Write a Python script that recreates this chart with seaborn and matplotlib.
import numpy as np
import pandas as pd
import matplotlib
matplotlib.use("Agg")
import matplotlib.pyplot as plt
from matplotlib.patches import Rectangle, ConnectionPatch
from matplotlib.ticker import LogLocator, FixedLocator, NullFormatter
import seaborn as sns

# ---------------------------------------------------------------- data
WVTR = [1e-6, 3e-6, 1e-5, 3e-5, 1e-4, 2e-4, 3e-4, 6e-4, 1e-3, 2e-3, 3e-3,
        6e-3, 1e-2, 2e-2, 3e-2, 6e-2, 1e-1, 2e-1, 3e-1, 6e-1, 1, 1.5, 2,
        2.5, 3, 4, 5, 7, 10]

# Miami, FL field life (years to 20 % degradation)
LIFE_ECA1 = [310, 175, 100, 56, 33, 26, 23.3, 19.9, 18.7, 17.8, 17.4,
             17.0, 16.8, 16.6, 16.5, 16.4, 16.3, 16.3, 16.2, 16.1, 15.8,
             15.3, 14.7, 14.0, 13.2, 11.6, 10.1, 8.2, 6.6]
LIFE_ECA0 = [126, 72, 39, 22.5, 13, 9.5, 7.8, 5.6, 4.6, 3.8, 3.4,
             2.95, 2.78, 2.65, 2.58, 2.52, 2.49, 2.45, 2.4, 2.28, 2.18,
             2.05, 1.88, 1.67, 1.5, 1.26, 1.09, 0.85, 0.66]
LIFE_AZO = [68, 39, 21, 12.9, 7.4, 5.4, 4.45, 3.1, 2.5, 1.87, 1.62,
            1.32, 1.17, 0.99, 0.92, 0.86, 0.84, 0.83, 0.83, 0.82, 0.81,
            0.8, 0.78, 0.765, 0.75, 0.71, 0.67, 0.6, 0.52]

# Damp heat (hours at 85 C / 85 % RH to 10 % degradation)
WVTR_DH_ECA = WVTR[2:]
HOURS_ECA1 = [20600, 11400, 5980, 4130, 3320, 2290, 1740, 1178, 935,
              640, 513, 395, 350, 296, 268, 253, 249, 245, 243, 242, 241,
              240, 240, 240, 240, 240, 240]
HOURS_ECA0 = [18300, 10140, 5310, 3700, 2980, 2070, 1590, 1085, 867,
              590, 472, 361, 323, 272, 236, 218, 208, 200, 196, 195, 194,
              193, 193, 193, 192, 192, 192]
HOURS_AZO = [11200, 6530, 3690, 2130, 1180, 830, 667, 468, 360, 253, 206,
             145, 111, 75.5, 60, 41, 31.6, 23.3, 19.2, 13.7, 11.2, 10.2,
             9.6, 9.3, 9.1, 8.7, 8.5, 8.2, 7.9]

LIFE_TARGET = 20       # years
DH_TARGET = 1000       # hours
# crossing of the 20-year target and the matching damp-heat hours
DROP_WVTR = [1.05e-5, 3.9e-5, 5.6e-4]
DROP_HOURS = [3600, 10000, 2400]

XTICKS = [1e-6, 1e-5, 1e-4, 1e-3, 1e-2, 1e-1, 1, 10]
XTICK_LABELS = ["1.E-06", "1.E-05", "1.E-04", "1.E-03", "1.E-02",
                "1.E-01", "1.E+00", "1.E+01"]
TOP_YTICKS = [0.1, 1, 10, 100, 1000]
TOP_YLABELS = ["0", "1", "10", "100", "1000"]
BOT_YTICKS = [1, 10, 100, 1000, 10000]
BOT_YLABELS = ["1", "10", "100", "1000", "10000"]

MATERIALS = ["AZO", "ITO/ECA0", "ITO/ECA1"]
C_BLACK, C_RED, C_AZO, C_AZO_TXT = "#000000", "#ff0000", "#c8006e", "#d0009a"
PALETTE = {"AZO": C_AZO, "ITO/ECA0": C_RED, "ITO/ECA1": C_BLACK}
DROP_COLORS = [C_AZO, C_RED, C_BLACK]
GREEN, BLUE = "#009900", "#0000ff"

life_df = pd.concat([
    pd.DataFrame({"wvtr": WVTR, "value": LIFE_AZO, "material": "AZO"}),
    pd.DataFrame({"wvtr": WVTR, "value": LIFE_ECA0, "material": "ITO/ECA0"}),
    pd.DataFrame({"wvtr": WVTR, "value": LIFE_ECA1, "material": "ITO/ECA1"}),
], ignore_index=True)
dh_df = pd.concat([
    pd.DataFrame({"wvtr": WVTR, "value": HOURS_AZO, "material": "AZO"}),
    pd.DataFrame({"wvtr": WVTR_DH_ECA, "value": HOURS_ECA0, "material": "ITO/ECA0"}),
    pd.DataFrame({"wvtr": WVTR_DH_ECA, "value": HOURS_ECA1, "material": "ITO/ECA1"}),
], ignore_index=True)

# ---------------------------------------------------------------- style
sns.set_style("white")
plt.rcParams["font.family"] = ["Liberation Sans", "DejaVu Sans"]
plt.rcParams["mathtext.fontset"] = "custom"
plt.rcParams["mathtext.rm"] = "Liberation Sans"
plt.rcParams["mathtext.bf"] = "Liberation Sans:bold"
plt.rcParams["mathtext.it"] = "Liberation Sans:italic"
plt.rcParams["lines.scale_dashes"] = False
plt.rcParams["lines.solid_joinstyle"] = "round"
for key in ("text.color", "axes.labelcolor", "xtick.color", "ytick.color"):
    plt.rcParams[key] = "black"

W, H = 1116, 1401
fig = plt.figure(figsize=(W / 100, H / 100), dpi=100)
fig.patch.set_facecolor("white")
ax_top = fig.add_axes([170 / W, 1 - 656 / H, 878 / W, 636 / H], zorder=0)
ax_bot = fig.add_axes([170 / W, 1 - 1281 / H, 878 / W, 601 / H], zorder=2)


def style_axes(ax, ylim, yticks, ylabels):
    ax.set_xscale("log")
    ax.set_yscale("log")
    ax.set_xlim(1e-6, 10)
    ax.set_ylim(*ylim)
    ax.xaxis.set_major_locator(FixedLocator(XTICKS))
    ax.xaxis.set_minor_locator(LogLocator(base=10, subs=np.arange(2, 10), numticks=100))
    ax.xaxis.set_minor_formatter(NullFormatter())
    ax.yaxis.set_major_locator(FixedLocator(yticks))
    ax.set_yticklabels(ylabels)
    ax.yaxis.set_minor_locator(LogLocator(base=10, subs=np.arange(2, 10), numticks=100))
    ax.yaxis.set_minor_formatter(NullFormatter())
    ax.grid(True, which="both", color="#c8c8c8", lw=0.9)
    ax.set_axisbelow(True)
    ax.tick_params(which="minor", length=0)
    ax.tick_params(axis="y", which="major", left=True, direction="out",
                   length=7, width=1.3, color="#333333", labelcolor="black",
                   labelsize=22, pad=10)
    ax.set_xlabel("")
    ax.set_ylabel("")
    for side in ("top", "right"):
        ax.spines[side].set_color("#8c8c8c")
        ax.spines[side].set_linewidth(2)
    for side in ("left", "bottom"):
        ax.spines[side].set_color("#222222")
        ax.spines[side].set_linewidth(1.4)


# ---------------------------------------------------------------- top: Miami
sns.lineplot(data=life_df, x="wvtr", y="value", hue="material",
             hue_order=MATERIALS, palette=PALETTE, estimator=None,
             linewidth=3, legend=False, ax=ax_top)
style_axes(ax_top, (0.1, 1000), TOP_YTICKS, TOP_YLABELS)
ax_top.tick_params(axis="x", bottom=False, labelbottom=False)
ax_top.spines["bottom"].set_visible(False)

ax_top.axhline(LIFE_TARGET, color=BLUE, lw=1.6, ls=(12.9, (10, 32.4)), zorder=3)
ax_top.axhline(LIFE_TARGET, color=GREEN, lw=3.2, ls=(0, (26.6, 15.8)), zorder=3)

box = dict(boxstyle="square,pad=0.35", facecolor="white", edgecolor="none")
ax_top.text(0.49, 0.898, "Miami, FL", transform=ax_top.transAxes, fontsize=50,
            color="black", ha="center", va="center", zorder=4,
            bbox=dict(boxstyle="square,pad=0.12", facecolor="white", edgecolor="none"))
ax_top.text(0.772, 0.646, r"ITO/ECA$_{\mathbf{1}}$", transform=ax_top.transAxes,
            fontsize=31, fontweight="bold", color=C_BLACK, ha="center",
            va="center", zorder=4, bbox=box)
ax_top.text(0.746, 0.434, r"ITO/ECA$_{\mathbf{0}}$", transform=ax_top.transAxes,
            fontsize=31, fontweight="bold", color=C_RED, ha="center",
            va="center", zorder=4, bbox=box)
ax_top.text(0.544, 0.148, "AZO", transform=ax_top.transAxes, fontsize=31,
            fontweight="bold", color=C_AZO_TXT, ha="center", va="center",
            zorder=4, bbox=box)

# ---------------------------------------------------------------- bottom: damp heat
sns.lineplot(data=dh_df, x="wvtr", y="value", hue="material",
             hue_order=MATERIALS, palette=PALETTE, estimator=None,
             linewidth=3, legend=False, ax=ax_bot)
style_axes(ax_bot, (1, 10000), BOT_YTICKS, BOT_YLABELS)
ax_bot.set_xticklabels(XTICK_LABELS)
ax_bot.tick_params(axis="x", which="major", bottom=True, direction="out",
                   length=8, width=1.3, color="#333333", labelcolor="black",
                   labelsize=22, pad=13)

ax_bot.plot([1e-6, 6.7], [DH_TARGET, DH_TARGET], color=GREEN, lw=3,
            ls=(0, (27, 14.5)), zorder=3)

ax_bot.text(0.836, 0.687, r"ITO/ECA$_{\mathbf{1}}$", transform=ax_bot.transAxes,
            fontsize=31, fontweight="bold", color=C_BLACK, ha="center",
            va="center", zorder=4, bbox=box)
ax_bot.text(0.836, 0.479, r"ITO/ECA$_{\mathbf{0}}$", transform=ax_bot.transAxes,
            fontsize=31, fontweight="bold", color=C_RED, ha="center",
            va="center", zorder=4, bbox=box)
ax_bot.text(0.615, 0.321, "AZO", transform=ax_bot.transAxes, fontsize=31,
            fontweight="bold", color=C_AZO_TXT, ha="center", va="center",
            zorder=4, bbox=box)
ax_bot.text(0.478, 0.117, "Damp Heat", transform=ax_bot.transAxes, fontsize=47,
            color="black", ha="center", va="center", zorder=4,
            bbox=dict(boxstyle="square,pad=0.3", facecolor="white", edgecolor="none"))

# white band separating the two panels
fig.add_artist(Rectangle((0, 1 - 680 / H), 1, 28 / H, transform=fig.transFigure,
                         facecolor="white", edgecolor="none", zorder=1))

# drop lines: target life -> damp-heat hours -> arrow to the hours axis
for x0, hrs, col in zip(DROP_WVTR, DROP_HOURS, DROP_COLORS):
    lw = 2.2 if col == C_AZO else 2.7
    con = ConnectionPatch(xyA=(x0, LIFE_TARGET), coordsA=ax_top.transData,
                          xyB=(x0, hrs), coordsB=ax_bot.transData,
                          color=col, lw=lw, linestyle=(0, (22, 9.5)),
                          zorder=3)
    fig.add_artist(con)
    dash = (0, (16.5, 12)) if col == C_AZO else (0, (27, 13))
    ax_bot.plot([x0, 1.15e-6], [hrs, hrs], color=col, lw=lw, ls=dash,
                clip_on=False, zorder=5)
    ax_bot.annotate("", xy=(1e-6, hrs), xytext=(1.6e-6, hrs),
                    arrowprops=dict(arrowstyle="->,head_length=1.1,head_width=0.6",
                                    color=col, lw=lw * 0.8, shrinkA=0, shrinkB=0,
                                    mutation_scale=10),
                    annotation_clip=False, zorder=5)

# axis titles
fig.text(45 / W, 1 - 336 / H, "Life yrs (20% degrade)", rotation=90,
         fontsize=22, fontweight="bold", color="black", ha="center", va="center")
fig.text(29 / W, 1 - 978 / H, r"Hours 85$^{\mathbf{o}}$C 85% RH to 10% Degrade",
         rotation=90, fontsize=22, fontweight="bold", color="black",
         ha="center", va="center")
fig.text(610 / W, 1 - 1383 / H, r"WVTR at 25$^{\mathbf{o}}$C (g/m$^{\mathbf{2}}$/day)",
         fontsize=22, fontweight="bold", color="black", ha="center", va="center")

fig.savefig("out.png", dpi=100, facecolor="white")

-------

= Stated problem =
From the first line of the listing above to the line with "0.8, 0.78, 0.765, 0.75, 0.71, 0.67, 0.6, 0.52]", please transcribe each line exactly, both ends included, and nothing beyond that.

= The output =
Write a Python script that recreates this chart with seaborn and matplotlib.
import numpy as np
import pandas as pd
import matplotlib
matplotlib.use("Agg")
import matplotlib.pyplot as plt
from matplotlib.patches import Rectangle, ConnectionPatch
from matplotlib.ticker import LogLocator, FixedLocator, NullFormatter
import seaborn as sns

# ---------------------------------------------------------------- data
WVTR = [1e-6, 3e-6, 1e-5, 3e-5, 1e-4, 2e-4, 3e-4, 6e-4, 1e-3, 2e-3, 3e-3,
        6e-3, 1e-2, 2e-2, 3e-2, 6e-2, 1e-1, 2e-1, 3e-1, 6e-1, 1, 1.5, 2,
        2.5, 3, 4, 5, 7, 10]

# Miami, FL field life (years to 20 % degradation)
LIFE_ECA1 = [310, 175, 100, 56, 33, 26, 23.3, 19.9, 18.7, 17.8, 17.4,
             17.0, 16.8, 16.6, 16.5, 16.4, 16.3, 16.3, 16.2, 16.1, 15.8,
             15.3, 14.7, 14.0, 13.2, 11.6, 10.1, 8.2, 6.6]
LIFE_ECA0 = [126, 72, 39, 22.5, 13, 9.5, 7.8, 5.6, 4.6, 3.8, 3.4,
             2.95, 2.78, 2.65, 2.58, 2.52, 2.49, 2.45, 2.4, 2.28, 2.18,
             2.05, 1.88, 1.67, 1.5, 1.26, 1.09, 0.85, 0.66]
LIFE_AZO = [68, 39, 21, 12.9, 7.4, 5.4, 4.45, 3.1, 2.5, 1.87, 1.62,
            1.32, 1.17, 0.99, 0.92, 0.86, 0.84, 0.83, 0.83, 0.82, 0.81,
            0.8, 0.78, 0.765, 0.75, 0.71, 0.67, 0.6, 0.52]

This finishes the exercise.